Common issues that show up after tile removal

One of the biggest surprises for property owners is how often removal uncovers subfloor problems. Bathrooms may have hidden water damage around the toilet or tub. Kitchens may show old leaks near the dishwasher or sink line. In rental properties and older homes, it is not unusual to find one flooring material installed over another, with uneven layers built up over time.

Another common issue is cracked concrete. Not every crack is a major structural concern, but it does need to be evaluated before the new floor goes in. If the surface is not properly repaired and prepared, the new installation may fail early, especially with rigid materials like tile and stone.

There is also the question of noise and dust. Tile demolition is disruptive. In occupied spaces, timing matters. For homeowners, that may mean planning around family routines. For property managers and commercial clients, it may mean coordinating access, minimizing downtime, and keeping adjacent areas usable.

DIY or hire a professional?

It depends on the size of the job, the material underneath, and how much risk you can afford. A small powder room with loose tile over a solid base is one thing. A large open-plan area with bonded porcelain over concrete is something else entirely.

DIY can work if you have the right tools, realistic expectations, and time to handle disposal and cleanup. But if the project needs to stay on schedule, if the floor has to be installation-ready, or if the property is occupied, professional removal usually delivers better value. You are not just paying for demolition. You are paying for speed, cleaner execution, and fewer surprises before the next trade arrives.

That is especially true when the same team can handle removal, surface prep, and new floor installation. Keeping those phases under one roof reduces delays and avoids the common finger-pointing that happens when one contractor blames another for floor issues.

When professional tile removal makes the most sense

If the tile extends under cabinets, around plumbing fixtures, or into multiple connected rooms, the work gets more technical. If the finish material going back is high-end, the prep has to be exact. If you are turning over a property quickly, labor efficiency matters just as much as labor cost.

For homeowners and investors in Central Florida, that often means choosing a crew that understands both demolition and what comes next. Rox Floor approaches tile removal as the first phase of a complete flooring result, not as a rough tear-out done in isolation. That mindset helps protect the subfloor, streamline the schedule, and improve the final finish.

What happens after the tile is removed

Once demolition is complete, the focus shifts to surface preparation. This is where quality jobs separate themselves from rushed ones. The floor may need grinding, patching, leveling, moisture checks, or minor repairs before any new material is installed.

If the next step is ceramic or porcelain tile, the surface needs to be stable and flat.

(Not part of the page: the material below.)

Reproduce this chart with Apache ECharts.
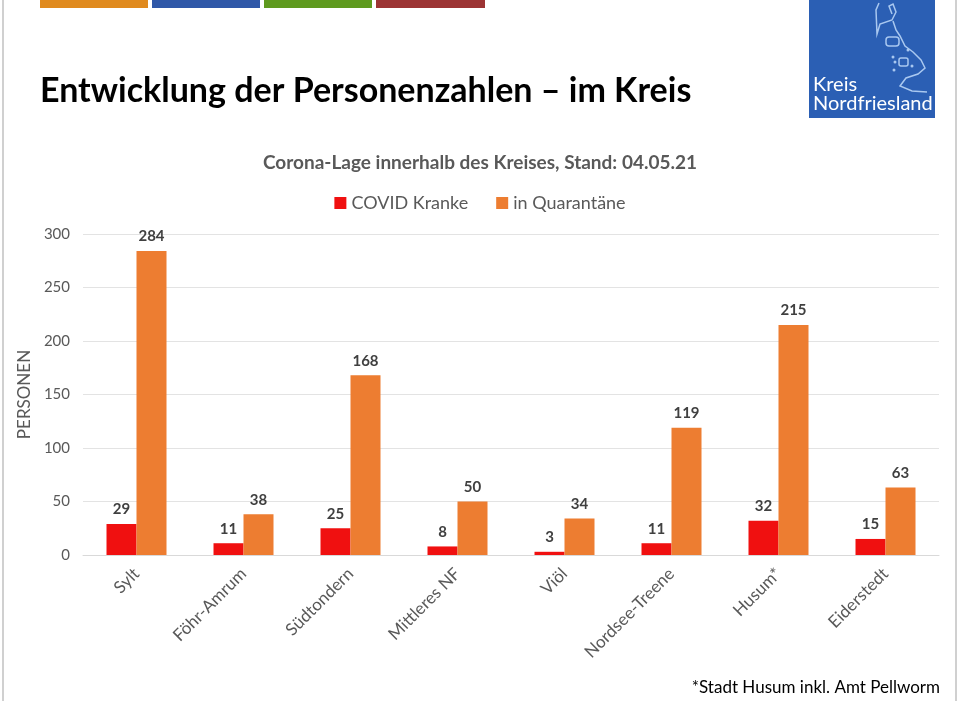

If the plan is vinyl plank, transitions and smoothness become even more noticeable. If marble is going in, there is very little room for error. Every premium installation starts with disciplined prep work.

Disposal is the last practical piece. Broken tile is heavy, sharp, and messy. Hauling it out safely takes planning, especially in upper-floor units, occupied homes, or commercial spaces with limited access. Professional crews are set up for that from the start, which keeps the site cleaner and the project moving.

Removing tile is not glamorous work, but it is one of the most important steps in any renovation. Done right, it clears the way for a better floor, a cleaner install, and fewer expensive corrections later. If you are planning a remodel, think beyond demolition day. The best results come from treating removal as part of the finish, not separate from it.